Webinar Notes: From Tactical to Strategic: Retooling for Better Category Management

This week’s featured webinar was presented by Denali Group and Sourcing Interests Group. Two members of the Denali Group team discussed four challenges procurement organizations face as they attempt to move away from tactical work and retool themselves for strategic category management:

  • Strategic partnership
  • Resource limitations
  • Organizational expectations
  • Skills gaps

In Denali’s hierarchy of goals and strategy, category management falls between procurement strategy and the strategic sourcing process. Whether your organizational priorities are structured this way or not, the application of their content goes well beyond the specifics of category management and applies more broadly to the procurement group and how they engage with the rest of the company. A great example from the event is considering how a company’s choice to focus on sustainability should impact the handling of a category like facilities management services. The emphasis on ‘green’ capabilities will appear in the requirements, supplier qualification, and award criteria.

Early in the event, Denali shared the following quote on strategy from Michael Porter, Harvard Business School Professor and creator of the Five Forces analysis model:

"Strategy is about being different. It means choosing a different set of activities to deliver a unique mix of value.
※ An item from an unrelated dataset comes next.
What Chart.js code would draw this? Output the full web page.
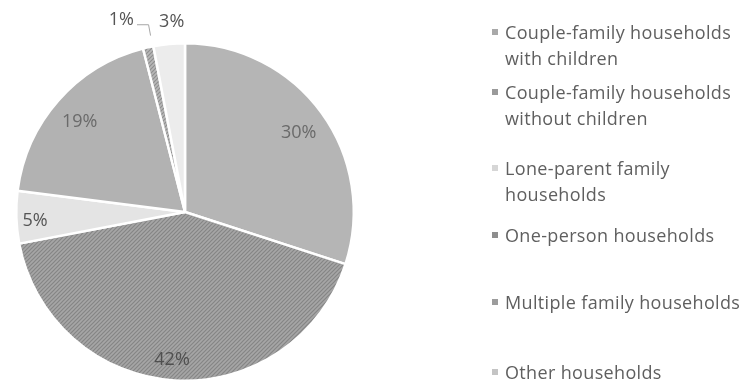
<!DOCTYPE html>
<html>
<head>
<meta charset="utf-8">
<script src="https://cdn.jsdelivr.net/npm/chart.js@4/dist/chart.umd.min.js"></script>
<style>
  html, body { margin: 0; padding: 0; background: #fff; }
  #wrap { position: relative; width: 748px; height: 387px; overflow: hidden; }
  #chart { position: absolute; left: 0; top: 0; }
  #legend { position: absolute; left: 0; top: 0; width: 748px; height: 387px; pointer-events: none;
            font-family: "Open Sans", sans-serif; font-size: 18px; letter-spacing: 0.35px; color: #5f5f5f; }
  .item { position: absolute; left: 505px; line-height: 26px; white-space: nowrap; }
  .swatch { position: absolute; left: -13px; top: 10px; width: 6px; height: 6px; }
</style>
</head>
<body>
<div id="wrap">
  <canvas id="chart" width="748" height="387"></canvas>
  <div id="legend"></div>
</div>
<script>
// Household composition shares (%)
const categories = [
  ["Couple-family households", "with children"],
  ["Couple-family households", "without children"],
  ["Lone-parent family", "households"],
  ["One-person households"],
  ["Multiple family households"],
  ["Other households"]
];
const shares = [30, 42, 5, 19, 1, 3];
const valueLabels = ["30%", "42%", "5%", "19%", "1%", "3%"];

// Styling
const ctx0 = document.getElementById('chart').getContext('2d');
function stripes(light, dark) {
  const c = document.createElement('canvas');
  c.width = 4; c.height = 4;
  const g = c.getContext('2d');
  g.fillStyle = light; g.fillRect(0, 0, 4, 4);
  g.strokeStyle = dark; g.lineWidth = 1.2;
  g.beginPath();
  g.moveTo(0, 4); g.lineTo(4, 0);
  g.moveTo(-1, 1); g.lineTo(1, -1);
  g.moveTo(3, 5); g.lineTo(5, 3);
  g.stroke();
  return ctx0.createPattern(c, 'repeat');
}
const sliceFills = [
  '#b5b5b5',
  stripes('#a6a6a6', '#858585'),
  '#e4e4e4',
  '#b2b2b2',
  stripes('#b8b8b8', '#8f8f8f'),
  '#ececec'
];
const swatchColors = ['#a9a9a9', '#9a9a9a', '#d6d6d6', '#8e8e8e', '#9c9c9c', '#c4c4c4'];
const labelColors = ['#6a6a6a', '#4f4f4f', '#555555', '#6a6a6a', '#555555', '#555555'];
const legendTops = [19, 79, 155, 222, 289, 359];
const labelRadius = [0.82, 0.88, 0.89, 0.82, 1.2, 1.13];
const labelAngleShift = [1.3, 1.4, -1.6, -1.0, -5.7, 1.4];

// Percentage labels placed around each arc
const sliceLabels = {
  id: 'sliceLabels',
  afterDatasetsDraw(chart) {
    const ctx = chart.ctx;
    const arcs = chart.getDatasetMeta(0).data;
    ctx.save();
    ctx.font = '18px "Open Sans", sans-serif';
    ctx.textAlign = 'center';
    ctx.textBaseline = 'middle';
    arcs.forEach((arc, i) => {
      const p = arc.getProps(['x', 'y', 'startAngle', 'endAngle', 'outerRadius'], true);
      const mid = (p.startAngle + p.endAngle) / 2 + labelAngleShift[i] * Math.PI / 180;
      const r = p.outerRadius * labelRadius[i];
      const lx = p.x + Math.cos(mid) * r;
      const ly = p.y + Math.sin(mid) * r;
      ctx.fillStyle = labelColors[i];
      ctx.fillText(valueLabels[i], lx, ly);
      if (labelRadius[i] > 1.15) {
        // leader line from an outside label to its thin slice
        const m = (p.startAngle + p.endAngle) / 2;
        const ex = p.x + Math.cos(m) * (p.outerRadius + 12) + 5;
        const ey = p.y + Math.sin(m) * (p.outerRadius + 12);
        const w = ctx.measureText(valueLabels[i]).width;
        ctx.strokeStyle = '#a6a6a6';
        ctx.lineWidth = 1;
        ctx.beginPath();
        ctx.moveTo(lx + w / 2 + 3, ly + 5);
        ctx.lineTo(ex - 2, ly + 5);
        ctx.lineTo(ex, ey);
        ctx.stroke();
      }
    });
    ctx.restore();
  }
};

new Chart(ctx0, {
  type: 'pie',
  data: {
    labels: categories.map(c => c.join(' ')),
    datasets: [{
      data: shares,
      backgroundColor: sliceFills,
      borderColor: '#ffffff',
      borderWidth: 2.5
    }]
  },
  options: {
    responsive: false,
    animation: false,
    layout: { padding: { left: 15, right: 393, top: 42, bottom: 5 } },
    plugins: { legend: { display: false }, tooltip: { enabled: false } }
  },
  plugins: [sliceLabels]
});

// Legend
const legend = document.getElementById('legend');
categories.forEach((lines, i) => {
  const item = document.createElement('div');
  item.className = 'item';
  item.style.top = legendTops[i] + 'px';
  const sw = document.createElement('div');
  sw.className = 'swatch';
  sw.style.background = swatchColors[i];
  item.appendChild(sw);
  lines.forEach((t, k) => {
    if (k) item.appendChild(document.createElement('br'));
    item.appendChild(document.createTextNode(t));
  });
  legend.appendChild(item);
});
</script>
</body>
</html>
Strategy requires you to make trade-offs in competing – to choose what not to do.”

The key from the quote is that procurement needs to engage in a different set of activities to deliver a unique mix of value. In order to deliver on this, we will be forced to move beyond savings, advancing the corporate strategy and reflecting stakeholder priorities. Taking such an approach allows procurement to introduce the operational advantages of addressing total cost of ownership: risk management, resource efficiency, improved service levels, and supplier innovation and capability development.

When you are just starting to address the tactical or strategic nature of your own procurement team, evaluate your responsibilities to determine what portion of the work is strategic. Denali made the interesting point that the level of strategy employed in any given task is not the same as the level of value creation associated with that task. Even tactical activities may be completed in support of a strategy and can be of high value to the organization. But as demands increase, we will have no choice but to follow the second piece of advice from Porter’s quote – to choose what not to do.

Once procurement has identified their strategic responsibilities and made the necessary staffing or capabilities adjustments in their own organization, the next step is to make sure that identity reaches the rest of the company. Many procurement teams end up typecast as tactical because internal stakeholders or executive leadership refuses to see them as anything else. The answer is to figure out why you are seen as tactical and address the cause. There are a number of possible explanations, but each requires a different corrective approach:

  • Business owners may be territorial, hesitant to let someone help manage ‘their’ spend for fear of losing control.
  • The process for engaging procurement may be seen as overly complicated, whether it really is or not.
  • Category owners may simply not be aware of the processes in place and the resources procurement can put at their disposal when negotiating a contract.

The resolution may not be easy, but finding ways to be ‘different’ as Porter said, is essential to being (and being perceived as) strategic.